Written on March 8, 2022

Series set and box

In 1909, the rival claims of Cook and Peary to have reached the North Pole produced scores of individual postcards, many pairs of related designs and several series. By far the largest was that issued by Kawin & Co., mostly known for its stereopticon views, based in Chicago. It issued a series of 50 cards entitled How Cook and Peary Discovered the North Pole, divided equally between the two explorers. About half the cards were either photographs or drawings based on photographs. The rest were drawings, some of them total fantasies, that purported to show scenes from the expeditions. The cards have a different frame for the vertical and horizontal designs.

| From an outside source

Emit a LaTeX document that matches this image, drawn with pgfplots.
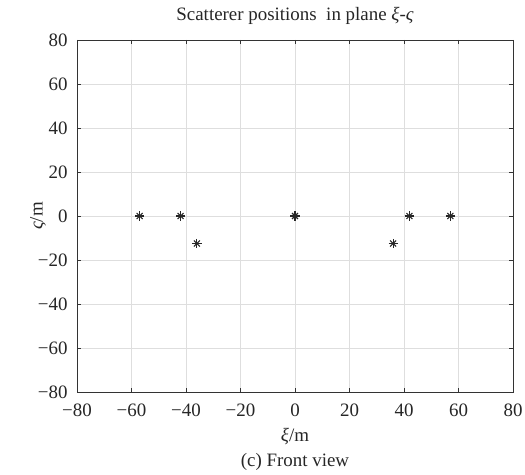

They came in a red cardboard box with one of the card’s images reproduced on the cover.

Series overview

This picture shows 46 of the cards along with the box’s top and bottom. It doesn’t show the cards numbered 22, 23 or 24, and leaves out card 33, erroneously reproducing 28 twice.

reverse

The cards have a common reverse with a short text elaborating on the card’s image.

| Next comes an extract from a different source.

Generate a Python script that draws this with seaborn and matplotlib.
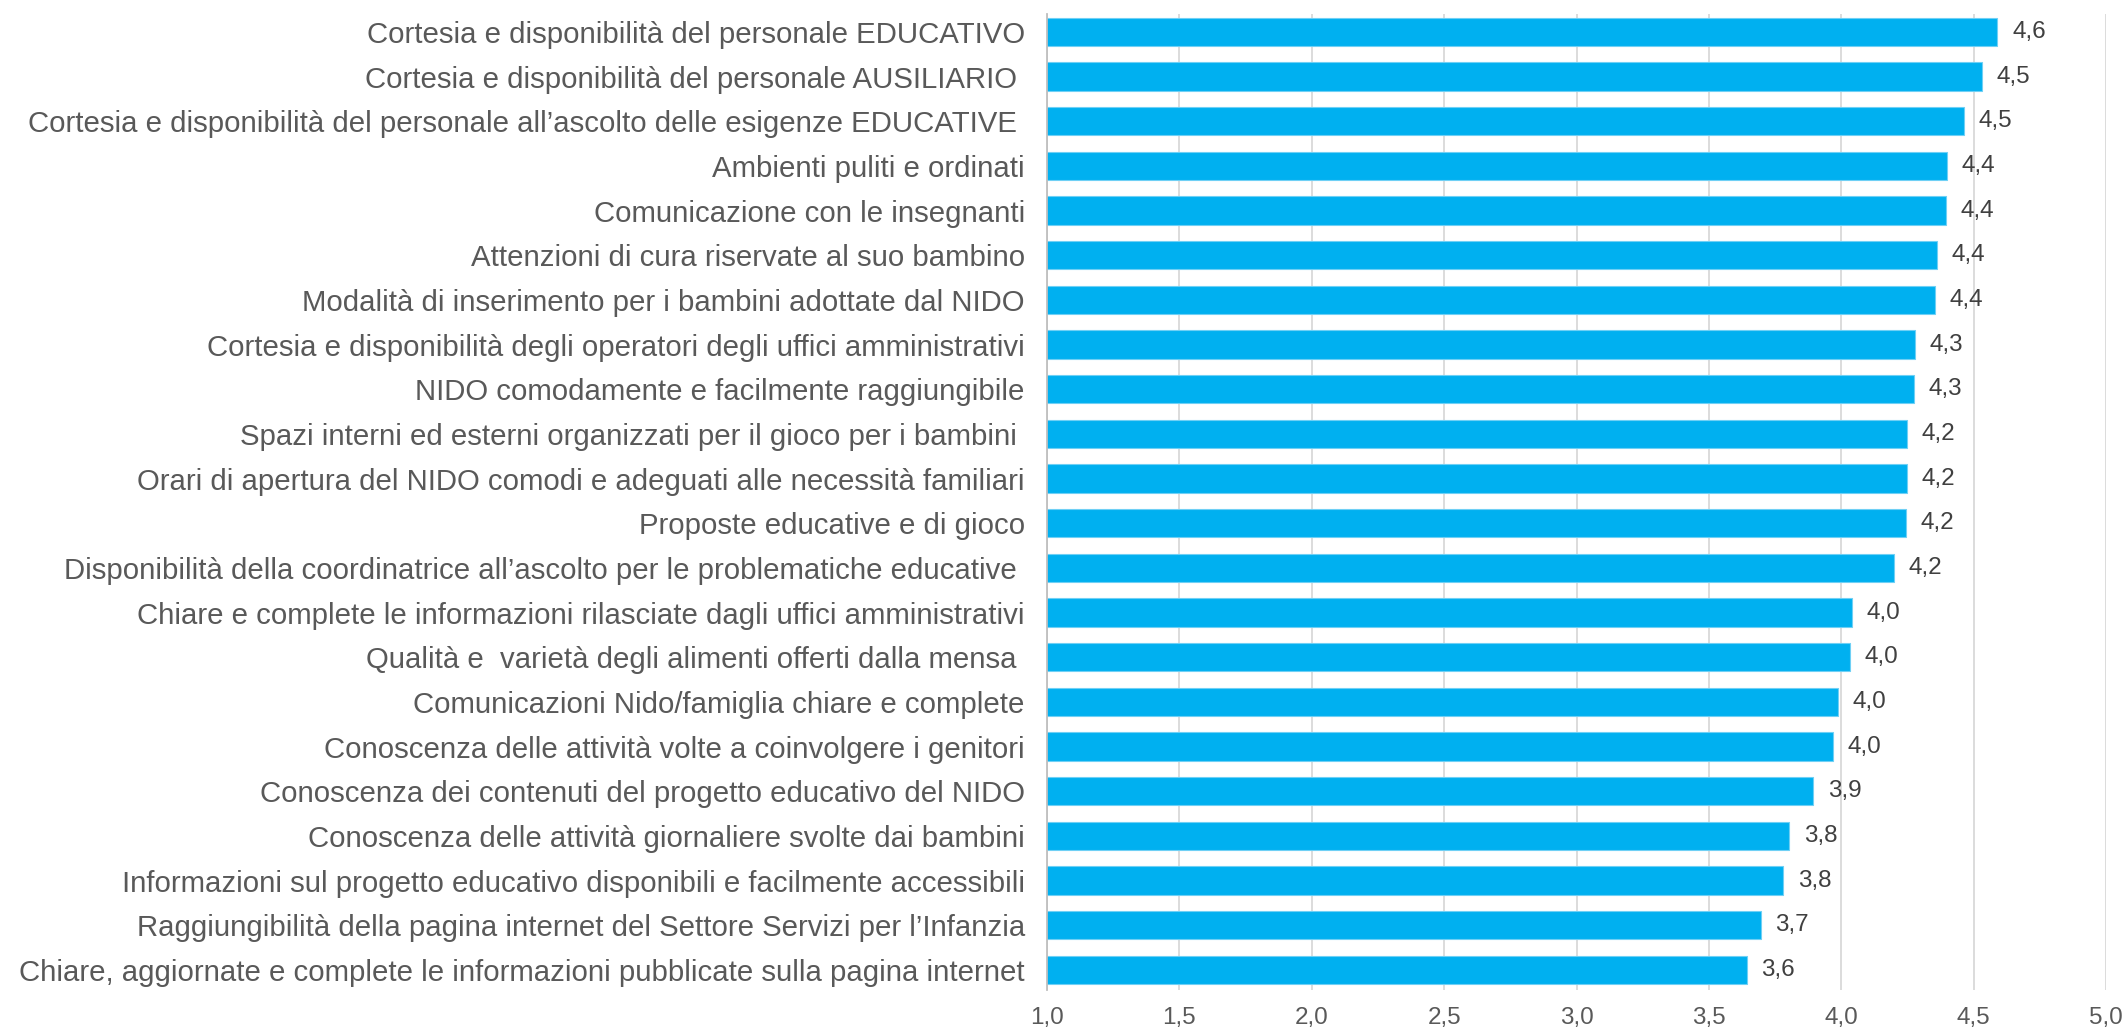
import pandas as pd
import seaborn as sns
import matplotlib.pyplot as plt

items = [
    'Cortesia e disponibilità del personale EDUCATIVO',
    'Cortesia e disponibilità del personale AUSILIARIO ',
    'Cortesia e disponibilità del personale all’ascolto delle esigenze EDUCATIVE ',
    'Ambienti puliti e ordinati',
    'Comunicazione con le insegnanti',
    'Attenzioni di cura riservate al suo bambino',
    'Modalità di inserimento per i bambini adottate dal NIDO',
    'Cortesia e disponibilità degli operatori degli uffici amministrativi',
    'NIDO comodamente e facilmente raggiungibile',
    'Spazi interni ed esterni organizzati per il gioco per i bambini ',
    'Orari di apertura del NIDO comodi e adeguati alle necessità familiari',
    'Proposte educative e di gioco',
    'Disponibilità della coordinatrice all’ascolto per le problematiche educative ',
    'Chiare e complete le informazioni rilasciate dagli uffici amministrativi',
    'Qualità e  varietà degli alimenti offerti dalla mensa ',
    'Comunicazioni Nido/famiglia chiare e complete',
    'Conoscenza delle attività volte a coinvolgere i genitori',
    'Conoscenza dei contenuti del progetto educativo del NIDO',
    'Conoscenza delle attività giornaliere svolte dai bambini',
    'Informazioni sul progetto educativo disponibili e facilmente accessibili',
    'Raggiungibilità della pagina internet del Settore Servizi per l’Infanzia',
    'Chiare, aggiornate e complete le informazioni pubblicate sulla pagina internet',
]
scores = [4.59, 4.53, 4.465, 4.40, 4.397, 4.362, 4.355, 4.278, 4.276, 4.249, 4.247,
          4.243, 4.199, 4.039, 4.034, 3.986, 3.97, 3.895, 3.803, 3.78, 3.695, 3.643]
x_ticks = [1.0, 1.5, 2.0, 2.5, 3.0, 3.5, 4.0, 4.5, 5.0]

df = pd.DataFrame({'item': items, 'score': scores})

sns.set_style('white')
plt.rcParams['font.family'] = ['Liberation Sans', 'DejaVu Sans']

fig = plt.figure(figsize=(21.26, 10.35), dpi=100)
ax = fig.add_axes([0.4925, 0.0435, 0.4981, 0.943])

sns.barplot(data=df, x='score', y='item', orient='h', color='#00B0F0',
            saturation=1, width=0.63, edgecolor='#6fd0f5', linewidth=0.8, ax=ax)

ax.set_xlim(1.0, 5.0)
ax.set_ylim(21.45, -0.4)
ax.set_xticks(x_ticks)
ax.set_xticklabels([f'{t:.1f}'.replace('.', ',') for t in x_ticks])
ax.xaxis.grid(True, color='#d9d9d9', linewidth=1.3)
ax.set_axisbelow(True)
for s in ['top', 'right', 'bottom']:
    ax.spines[s].set_visible(False)
ax.spines['left'].set_color('#bfbfbf')
ax.spines['left'].set_linewidth(1.3)

ax.tick_params(axis='y', labelsize=21.2, labelcolor='#595959', length=0, pad=16)
ax.tick_params(axis='x', labelsize=17.5, labelcolor='#595959', length=0, pad=12)
ax.set_xlabel('')
ax.set_ylabel('')

for i, v in enumerate(scores):
    ax.text(v + 0.055, i, f'{v:.1f}'.replace('.', ','), va='center', ha='left',
            fontsize=17.5, color='#404040')

fig.savefig('out.png', dpi=100)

Illustrations of each card in the set follow, along with some comments concerning the individual cards.

1-3

1-3

Card 2 is the only card with a unique frame design.

4-6

4-6

Card 5 has Capt. Bartlett marked with and “x.” In the front row from the left are Ross Marvin, Peary’s private secretary, murdered on the expedition by an Inuit, Dr. John Goodsell, the expedition’s surgeon, Donald B. Macmillan, and George Borup, assistants to Peary.

7-9

7-9

Card 9 shows Josephine Diebitsch Peary, Robert E. Peary, Jr. and Marie Ahnighito Peary. Although Peary’s son was called “Jr.”, they actually had different middle names. Peary’s was Edwin, his son’s was Emile, named after Josephine Peary’s brother, Emile Diebitsch.

10-12

10-12

13-15

13-15

Card 13 shows the catch-as-catch-can accuracy of many cards in the set. This view, because of the in-line hitching of the dog team, the dress of the figures, and the presence of a river steam boat in the background, indicates that it was taken probably in Alaska.

16-18

16-18

The first two cards are examples of many fantasy scenes in the set based on no known photograph.

19-21

19-21

22

22

This scene is probably based on a photograph taken in Danish Greenland. Notice the house.

23

23

24

24

25-27

25-27

Card 26 is based on a photograph of Dr. Cook made after he returned from his service on the Belgian Antarctic Expedition in 1899. Card 27 does not show the Bradley, but rather the Roosevelt. The Bradley was never “ice bound” at any time on Cook’s expedition. The view is a reworking of the view used on Card 12.

28-29

28-29

Cook did not use sails on his way to the Pole, or carry an odometer to measure distance.

30-32

30-32

Card 32 is based loosely on a photo of John R. Bradley with a polar bear trophy.

33

33

34-36

34-36

Card 36, another fantasy, shows permanent Inuit dwellings in Greenland rather than a “polar camp.”

37-39

37-39

Card 38 is also a fantasy. Cook had no “aluminum sledge” on his expedition. All of his sleds were made of hickory after a design of his brother, Theodore.

40-42

40-42

Card 42 shows Helen Cook, Dr. Cook’s natural daughter, Marie Fidel Cook and Ruth Cook, Marie’s daughter by a previous marriage.

43-45

43-45

46-48

46-48

Card 46 is based on a photo taken on Cook’s 1903 expedition to Alaska. Card 48 is a fantasy. The Bradley was a small schooner that did not require so large a crew.

49-50

49-50

Card 49 is based on an illustration that appeared on the cover of the French magazine Le petit Journal.